[Begin Provided records]

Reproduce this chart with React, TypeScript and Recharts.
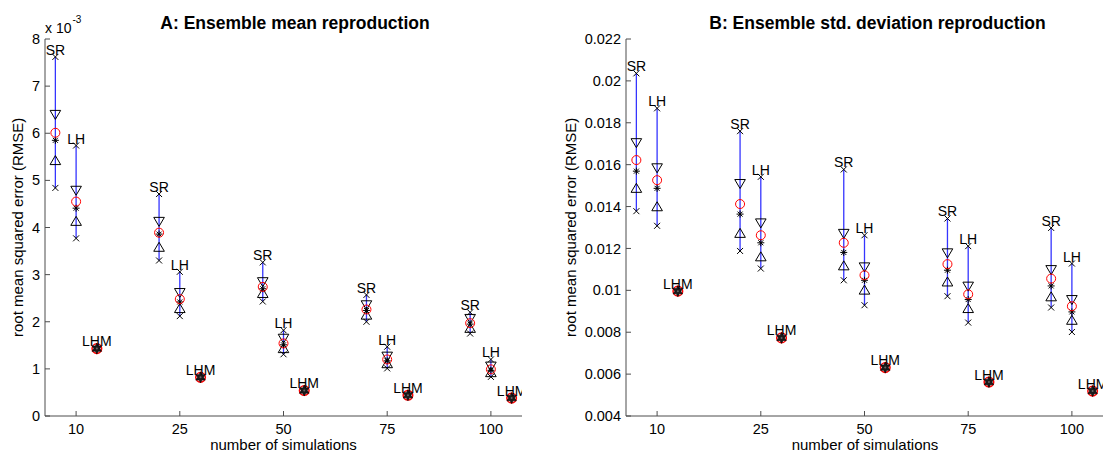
import React from 'react';
import { ComposedChart, XAxis, YAxis, Scatter, ReferenceLine } from 'recharts';

const groups = ['10', '25', '50', '75', '100'];

// panel A: ensemble mean RMSE, in units of 1e-3
const aSrMax = [7.62, 4.71, 3.26, 2.57, 2.2];
const aSrUpper = [6.4, 4.13, 2.85, 2.36, 2.07];
const aSrMean = [6.01, 3.89, 2.74, 2.26, 1.97];
const aSrMedian = [5.85, 3.86, 2.7, 2.24, 1.95];
const aSrLower = [5.42, 3.58, 2.6, 2.14, 1.86];
const aSrMin = [4.84, 3.3, 2.43, 2.0, 1.75];

const aLhMax = [5.74, 3.06, 1.82, 1.47, 1.2];
const aLhUpper = [4.79, 2.62, 1.65, 1.27, 1.06];
const aLhMean = [4.55, 2.48, 1.54, 1.2, 0.99];
const aLhMedian = [4.41, 2.42, 1.51, 1.17, 0.97];
const aLhLower = [4.13, 2.28, 1.43, 1.11, 0.92];
const aLhMin = [3.77, 2.12, 1.31, 1.01, 0.83];

const aLhm = [1.43, 0.82, 0.54, 0.44, 0.38];

// panel B: ensemble std. deviation RMSE
const bSrMax = [0.02036, 0.0176, 0.01577, 0.01343, 0.01298];
const bSrUpper = [0.01705, 0.0151, 0.01272, 0.01179, 0.01099];
const bSrMean = [0.01622, 0.01412, 0.01227, 0.01125, 0.01056];
const bSrMedian = [0.01569, 0.01364, 0.01181, 0.01096, 0.01021];
const bSrLower = [0.01487, 0.01272, 0.01117, 0.0104, 0.00969];
const bSrMin = [0.01378, 0.01188, 0.01048, 0.00972, 0.00918];

const bLhMax = [0.01869, 0.01542, 0.01263, 0.01211, 0.01128];
const bLhUpper = [0.01585, 0.01322, 0.01112, 0.0102, 0.00956];
const bLhMean = [0.01526, 0.01263, 0.01072, 0.00981, 0.00924];
const bLhMedian = [0.01487, 0.01227, 0.01048, 0.00956, 0.00897];
const bLhLower = [0.01399, 0.0116, 0.01001, 0.00913, 0.00857];
const bLhMin = [0.01308, 0.01104, 0.00929, 0.00846, 0.00801];

const bLhm = [0.00996, 0.00773, 0.00631, 0.00562, 0.00519];

const aTicks = [0, 1, 2, 3, 4, 5, 6, 7, 8];
const bTicks = [0.004, 0.006, 0.008, 0.01, 0.012, 0.014, 0.016, 0.018, 0.02, 0.022];

const FONT = '"Liberation Sans", Arial, Helvetica, sans-serif';
const AXIS = '#4d4d4d';
const BLUE = '#3535ff';

type Stats = { max: number[]; upper: number[]; mean: number[]; median: number[]; lower: number[]; min: number[] };

const pts = (vals: number[], off: number, name = '') =>
  vals.map((y, i) => ({ x: i + 1 + off, y, name }));

// marker shapes (matlab style)
const XMark = ({ cx, cy, payload }: any) => (
  <g>
    <path d={`M${cx - 3},${cy - 3}L${cx + 3},${cy + 3}M${cx - 3},${cy + 3}L${cx + 3},${cy - 3}`} stroke="#000" strokeWidth={1} />
    {payload?.name ? (
      <text x={cx} y={cy - 2} textAnchor="middle" fontSize={14} fontFamily={FONT} fill="#000">
        {payload.name}
      </text>
    ) : null}
  </g>
);
const TriDown = ({ cx, cy }: any) => (
  <path d={`M${cx - 5.3},${cy - 4}L${cx + 5.3},${cy - 4}L${cx},${cy + 5}Z`} fill="none" stroke="#000" strokeWidth={1} />
);
const TriUp = ({ cx, cy }: any) => (
  <path d={`M${cx - 5.3},${cy + 4}L${cx + 5.3},${cy + 4}L${cx},${cy - 5}Z`} fill="none" stroke="#000" strokeWidth={1} />
);
const Ring = ({ cx, cy }: any) => <circle cx={cx} cy={cy} r={4.5} fill="none" stroke="#ff0000" strokeWidth={1} />;
const Star = ({ cx, cy }: any) => (
  <path
    d={`M${cx - 3.5},${cy}L${cx + 3.5},${cy}M${cx},${cy - 3.5}L${cx},${cy + 3.5}M${cx - 2.5},${cy - 2.5}L${cx + 2.5},${cy + 2.5}M${cx - 2.5},${cy + 2.5}L${cx + 2.5},${cy - 2.5}`}
    stroke="#000"
    strokeWidth={1}
  />
);
const Hexa = ({ cx, cy, payload }: any) => {
  let d = '';
  for (let k = 0; k < 12; k++) {
    const r = k % 2 === 0 ? 5.5 : 3;
    const a = (Math.PI / 6) * k - Math.PI / 2;
    d += `${k === 0 ? 'M' : 'L'}${cx + r * Math.cos(a)},${cy + r * Math.sin(a)}`;
  }
  return (
    <g>
      <circle cx={cx} cy={cy} r={4.8} fill="none" stroke="#ff0000" strokeWidth={1.5} />
      <path d={d + 'Z'} fill="#1a1a1a" stroke="#000" strokeWidth={0.6} />
      <circle cx={cx} cy={cy} r={1} fill="#666" />
      <text x={cx} y={cy - 2.5} textAnchor="middle" fontSize={14} fontFamily={FONT} fill="#000">
        {payload.name}
      </text>
    </g>
  );
};

function Panel({ sr, lh, lhm, ticks, fmt, yAxisWidth, marginRight }: {
  sr: Stats; lh: Stats; lhm: number[]; ticks: number[]; fmt: (v: number) => string; yAxisWidth: number; marginRight: number;
}) {
  const segs = [
    ...sr.min.map((v, i) => ({ x: i + 1 - 0.2, lo: v, hi: sr.max[i] })),
    ...lh.min.map((v, i) => ({ x: i + 1, lo: v, hi: lh.max[i] })),
  ];
  const series = (s: Stats, off: number, name: string) => [
    <Scatter key={name + 'max'} data={pts(s.max, off, name)} shape={XMark} isAnimationActive={false} />,
    <Scatter key={name + 'min'} data={pts(s.min, off)} shape={XMark} isAnimationActive={false} />,
    <Scatter key={name + 'up'} data={pts(s.upper, off)} shape={TriDown} isAnimationActive={false} />,
    <Scatter key={name + 'lo'} data={pts(s.lower, off)} shape={TriUp} isAnimationActive={false} />,
    <Scatter key={name + 'med'} data={pts(s.median, off)} shape={Star} isAnimationActive={false} />,
    <Scatter key={name + 'mean'} data={pts(s.mean, off)} shape={Ring} isAnimationActive={false} />,
  ];
  return (
    <ComposedChart width={553} height={452} margin={{ top: 39, right: marginRight, bottom: 0, left: 0 }}>
      <XAxis
        type="number"
        dataKey="x"
        domain={[0.7, 5.3]}
        allowDataOverflow
        ticks={[1, 2, 3, 4, 5]}
        height={36}
        tickSize={0}
        tickMargin={8}
        tickLine={false}
        axisLine={{ stroke: AXIS }}
        tick={({ x, y, payload }: any) => (
          <g>
            <line x1={x} y1={y - 8} x2={x} y2={y - 13} stroke={AXIS} />
            <text x={x} y={y} dy={10} textAnchor="middle" fontSize={14.5} fontFamily={FONT} fill="#000">
              {groups[payload.value - 1]}
            </text>
          </g>
        )}
      />
      <YAxis
        type="number"
        dataKey="y"
        domain={[ticks[0], ticks[ticks.length - 1]]}
        allowDataOverflow
        ticks={ticks}
        width={yAxisWidth}
        tickSize={0}
        tickMargin={5}
        tickLine={false}
        axisLine={{ stroke: AXIS }}
        tick={({ x, y, payload }: any) => (
          <g>
            <line x1={x + 5} y1={y} x2={x + 10} y2={y} stroke={AXIS} />
            <text x={x} y={y} dy="0.35em" textAnchor="end" fontSize={14.5} fontFamily={FONT} fill="#000">
              {fmt(payload.value)}
            </text>
          </g>
        )}
      />
      {segs.map((s, i) => (
        <ReferenceLine
          key={'seg' + i}
          segment={[{ x: s.x, y: s.lo }, { x: s.x, y: s.hi }]}
          stroke={BLUE}
          strokeWidth={1.3}
        />
      ))}
      {series(sr, -0.2, 'SR')}
      {series(lh, 0, 'LH')}
      <Scatter data={pts(lhm, 0.2, 'LHM')} shape={Hexa} isAnimationActive={false} />
    </ComposedChart>
  );
}

export default function App() {
  const aSr = { max: aSrMax, upper: aSrUpper, mean: aSrMean, median: aSrMedian, lower: aSrLower, min: aSrMin };
  const aLh = { max: aLhMax, upper: aLhUpper, mean: aLhMean, median: aLhMedian, lower: aLhLower, min: aLhMin };
  const bSr = { max: bSrMax, upper: bSrUpper, mean: bSrMean, median: bSrMedian, lower: bSrLower, min: bSrMin };
  const bLh = { max: bLhMax, upper: bLhUpper, mean: bLhMean, median: bLhMedian, lower: bLhLower, min: bLhMin };
  return (
    <div style={{ position: 'absolute', left: 0, top: 0, width: 1106, height: 452, background: '#fff', fontFamily: FONT }}>
      <div style={{ position: 'absolute', left: 0, top: 0 }}>
        <Panel sr={aSr} lh={aLh} lhm={aLhm} ticks={aTicks} fmt={(v) => String(v)} yAxisWidth={45} marginRight={31} />
      </div>
      <div style={{ position: 'absolute', left: 553, top: 0 }}>
        <Panel sr={bSr} lh={bLh} lhm={bLhm} ticks={bTicks} fmt={(v) => String(parseFloat(v.toFixed(3)))} yAxisWidth={73} marginRight={3} />
      </div>
      <svg width={1106} height={452} style={{ position: 'absolute', left: 0, top: 0, pointerEvents: 'none' }}>
        <g fontFamily={FONT} fill="#000">
          <text x={295} y={28.5} textAnchor="middle" fontSize={17.5} fontWeight="bold">A: Ensemble mean reproduction</text>
          <text x={877.5} y={28.5} textAnchor="middle" fontSize={17.5} fontWeight="bold">B: Ensemble std. deviation reproduction</text>
          <text x={45} y={33.3} fontSize={14}>x 10</text>
          <text x={72.5} y={23} fontSize={10}>-3</text>
          <text transform="translate(23,227.4) rotate(-90)" textAnchor="middle" fontSize={15}>root mean squared error (RMSE)</text>
          <text transform="translate(576,227.4) rotate(-90)" textAnchor="middle" fontSize={15}>root mean squared error (RMSE)</text>
          <text x={283.5} y={449.5} textAnchor="middle" fontSize={15}>number of simulations</text>
          <text x={865} y={449.5} textAnchor="middle" fontSize={15}>number of simulations</text>
        </g>
      </svg>
    </div>
  );
}
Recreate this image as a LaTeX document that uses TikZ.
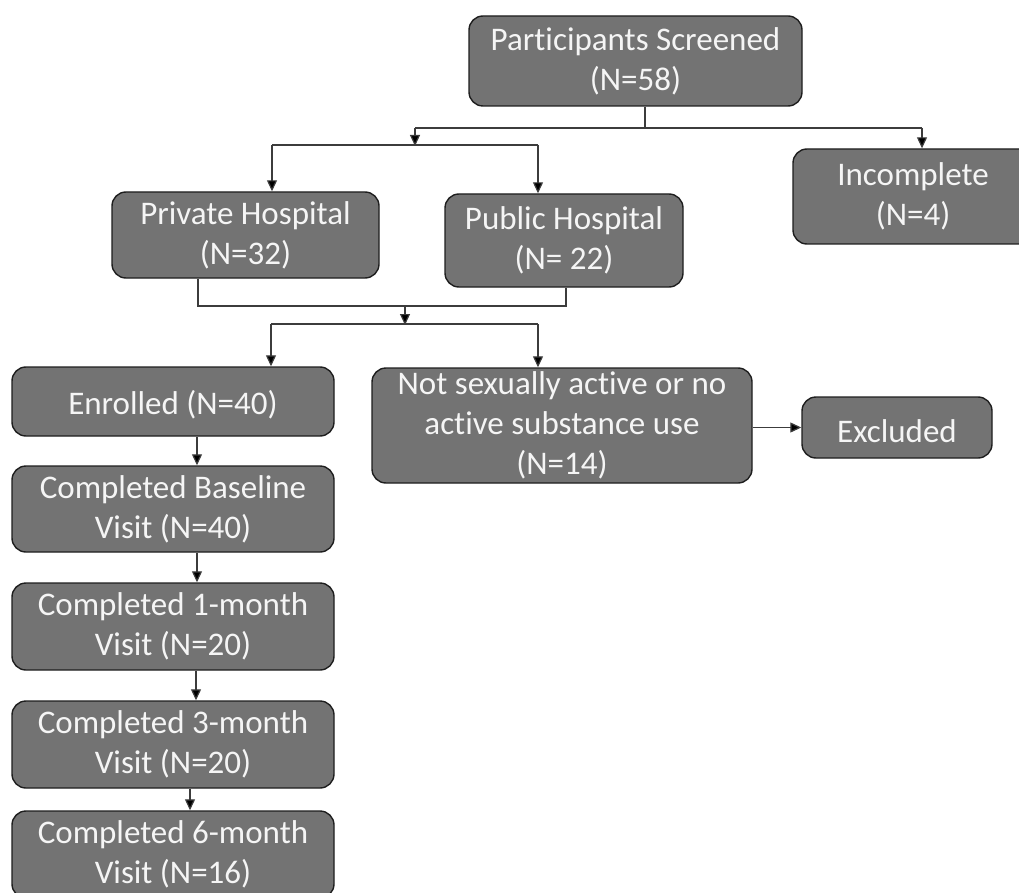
\documentclass[tikz,border=0pt]{standalone}
\usepackage{fontspec}
\setmainfont{Carlito}[Ligatures={NoCommon}]
\usetikzlibrary{arrows.meta,calc}
\definecolor{boxfill}{RGB}{115,115,115}
\definecolor{boxline}{RGB}{30,30,30}
\definecolor{conn}{RGB}{60,60,60}
\definecolor{txt}{RGB}{245,245,245}
\begin{document}
\begin{tikzpicture}[x=1pt,y=-1pt,
  box/.style={draw=boxline,line width=1.4pt,fill=boxfill,rounded corners=14pt,
    text=txt,align=center,inner sep=0pt,anchor=center,
    execute at begin node={\rule{0pt}{31pt}},
    font=\fontsize{33}{40}\selectfont},
  ln/.style={draw=conn,line width=1.2pt},
  arr/.style={ln,-{Triangle[length=11pt,width=10pt,fill=black]}}]
\useasboundingbox (0,0) rectangle (1019,893);
\begin{scope}
\clip (0,0) rectangle (1019,893);
\node[box,minimum width=333pt,minimum height=90pt] (scr) at (635.5,61) {Participants Screened\\(N=58)};
\node[box,minimum width=267pt,minimum height=86pt] (prv) at (245.5,235) {Private Hospital\\(N=32)};
\node[box,minimum width=238pt,minimum height=93pt] (pub) at (564,240.5) {Public Hospital\\(N= 22)};
\node[box,minimum width=240pt,minimum height=95pt] (inc) at (913,196.5) {Incomplete\\(N=4)};
\node[box,minimum width=322pt,minimum height=69pt] (enr) at (173,401.5) {Enrolled (N=40)};
\node[box,minimum width=380pt,minimum height=115pt] (nsa) at (562,425.5) {Not sexually active or no\\active substance use\\(N=14)};
\node[box,minimum width=190pt,minimum height=61pt] (exc) at (897,427.5) {Excluded};
\node[box,minimum width=322pt,minimum height=86pt] (base) at (173,509) {Completed Baseline\\Visit (N=40)};
\node[box,minimum width=322pt,minimum height=87pt] (m1) at (173,626.5) {Completed 1-month\\Visit (N=20)};
\node[box,minimum width=322pt,minimum height=87pt] (m3) at (173,744.5) {Completed 3-month\\Visit (N=20)};
\node[box,minimum width=322pt,minimum height=87pt] (m6) at (173,854.5) {Completed 6-month\\Visit (N=16)};
\end{scope}
% top split
\coordinate (s1) at (645,128);
\coordinate (s1l) at (415,128);
\coordinate (s1r) at (922,128);
\coordinate (j1) at (415,146);
\draw[ln] (scr.south -| s1) -- (s1);
\draw[ln] (s1l) -- (s1r);
\draw[arr] (s1l) -- (j1);
\draw[arr] (s1r) -- (s1r |- inc.north);
% hospitals split
\coordinate (h1) at (272,145);
\coordinate (h2) at (538,145);
\draw[ln] (h1) -- (h2);
\draw[arr] (h1) -- (h1 |- prv.north);
\draw[arr] (h2) -- (h2 |- pub.north);
% merge
\coordinate (m1a) at (198,306);
\coordinate (m1b) at (566,306);
\coordinate (mm) at (405,306);
\coordinate (mj) at (405,325);
\draw[ln] (prv.south -| m1a) -- (m1a) -- (m1b) -- (pub.south -| m1b);
\draw[arr] (mm) -- (mj);
\coordinate (e1) at (271,324);
\coordinate (e2) at (538,324);
\draw[ln] (e1) -- (e2);
\draw[arr] (e1) -- (e1 |- enr.north);
\draw[arr] (e2) -- (e2 |- nsa.north);
\draw[arr] (nsa.east |- exc.west) -- (exc.west);
% chain
\coordinate (c1) at (197,0);
\coordinate (c2) at (196,0);
\coordinate (c3) at (190,0);
\draw[arr] (enr.south -| c1) -- (base.north -| c1);
\draw[arr] (base.south -| c1) -- (m1.north -| c1);
\draw[arr] (m1.south -| c2) -- (m3.north -| c2);
\draw[arr] (m3.south -| c3) -- (m6.north -| c3);
\end{tikzpicture}
\end{document}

[End Provided records]

**Request**: Write out nothing but the lines from the start of the data through the line with "const bSrMin = [0.01378, 0.01188, 0.01048, 0.00972, 0.00918];". Leave out the pictures.

**Finished exercise**:
Reproduce this chart with React, TypeScript and Recharts.
import React from 'react';
import { ComposedChart, XAxis, YAxis, Scatter, ReferenceLine } from 'recharts';

const groups = ['10', '25', '50', '75', '100'];

// panel A: ensemble mean RMSE, in units of 1e-3
const aSrMax = [7.62, 4.71, 3.26, 2.57, 2.2];
const aSrUpper = [6.4, 4.13, 2.85, 2.36, 2.07];
const aSrMean = [6.01, 3.89, 2.74, 2.26, 1.97];
const aSrMedian = [5.85, 3.86, 2.7, 2.24, 1.95];
const aSrLower = [5.42, 3.58, 2.6, 2.14, 1.86];
const aSrMin = [4.84, 3.3, 2.43, 2.0, 1.75];

const aLhMax = [5.74, 3.06, 1.82, 1.47, 1.2];
const aLhUpper = [4.79, 2.62, 1.65, 1.27, 1.06];
const aLhMean = [4.55, 2.48, 1.54, 1.2, 0.99];
const aLhMedian = [4.41, 2.42, 1.51, 1.17, 0.97];
const aLhLower = [4.13, 2.28, 1.43, 1.11, 0.92];
const aLhMin = [3.77, 2.12, 1.31, 1.01, 0.83];

const aLhm = [1.43, 0.82, 0.54, 0.44, 0.38];

// panel B: ensemble std. deviation RMSE
const bSrMax = [0.02036, 0.0176, 0.01577, 0.01343, 0.01298];
const bSrUpper = [0.01705, 0.0151, 0.01272, 0.01179, 0.01099];
const bSrMean = [0.01622, 0.01412, 0.01227, 0.01125, 0.01056];
const bSrMedian = [0.01569, 0.01364, 0.01181, 0.01096, 0.01021];
const bSrLower = [0.01487, 0.01272, 0.01117, 0.0104, 0.00969];
const bSrMin = [0.01378, 0.01188, 0.01048, 0.00972, 0.00918];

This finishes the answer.